The asset may or may not be over-priced and due a correction. Even if not, the professional traders – not those ultimate owners, the retail investors - are likely to have captured most of the gain on the price at which they bought.

Put another way, there is little joy to be had from being the “ultimate” owner of an orange if most of the juice has been sucked out by the time it reaches you.

US100

20,694.50 Price
+0.270% 1D Chg, %
Long position overnight fee -0.0241%
Short position overnight fee 0.0019%
Overnight fee time 22:00 (UTC)
Spread 1.8

ETH/USD

3,326.47 Price
+7.800% 1D Chg, %
Long position overnight fee -0.0616%
Short position overnight fee 0.0137%
Overnight fee time 22:00 (UTC)
Spread 6.00

Gold

2,672.35 Price
+0.840% 1D Chg, %
Long position overnight fee -0.0175%
Short position overnight fee 0.0093%
Overnight fee time 22:00 (UTC)
Spread 0.30

BTC/USD

98,198.65 Price
+3.840% 1D Chg, %
Long position overnight fee -0.0616%
Short position overnight fee 0.0137%
Overnight fee time 22:00 (UTC)
Spread 106.00

Risk-free illusion?

On a theoretical level, it would seem that taking profits early is beneficial. But what about on the day-to-day level?

Proponents of letting a trade run rather than cutting profits may begin their case by criticising the notion that profit-takers are likely to walk away with meaningful gains. Much more likely, they would say, is that they will end up with small pots of profit from trades that could have yielded them much more.

They may well also ask what place there is for “conviction trading” – taking positions on the basis of well-grounded beliefs about the asset concerned – when the trader is forever trying to calculate the best time to bail out?
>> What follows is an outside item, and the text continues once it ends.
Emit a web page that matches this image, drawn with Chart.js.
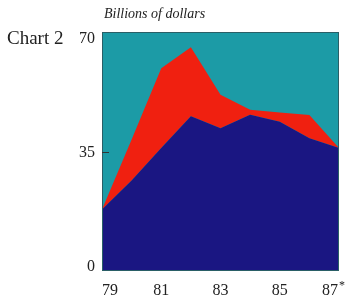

This leads to a third objection, which is that profit-taking is based on the fallacious notion that an asset rises and falls in a predictable manner, and that a trader’s priority is to get out before the final peak, after which a downswing will set in.

In reality, a security can rise, fall and rise again, sometimes surpassing its previous peak. In such cases, a conviction trader will reap the rewards that a profit-taker will have lost.

Finally, some have suggested that by avoiding the final stage of a price upswing, trading can be made risk-free. This is an illusion. Risk is inherent in all trading activity.

The practical case for early profit-taking starts with the proposition that it is a powerful defence against greed. An apparent winning streak ratchets up the temptation to stay in a trade, not least to avoid feeling foolish as your fellow traders seem to be garnering endless profits.

Set a target – and stick to it

Taking profits early guards against getting caught up in the Gadarene rush, and pays due regard to the well-known words of British investment guru, the late Robert Beckman: “Markets will do whatever they have to do to ensure that most people are mostly wrong most of the time.”

Those sticking with a supposedly hot streak are “most people”. Taking profits too early is a way of not being one of them.

Being committed to taking profits earlier rather than later, requires some idea as to when that point will be. It could be instinctive, when the trader senses that the upswing has entered its final lap and it is time to sell. Or it could be highly technical, with the trader studying asset’s previous price performance and fixing a “sell” point at, for example, significant deviations above or below its moving average.

A third method would be to set a target for gains, after which profits are taken. Firm self-discipline is needed to stick to this target when an apparently-unstoppable price surge is under way.

An old Wall Street adage states that a trader should sell securities, in this particular case shares, when they have delivered the gains the trader has been seeking – and then not look at the stock price for six months. That way, any self-recrimination arising from a continued rise in the price would be avoided.

Such an admirable approach would kill two birds with one stone: greed, and heartache.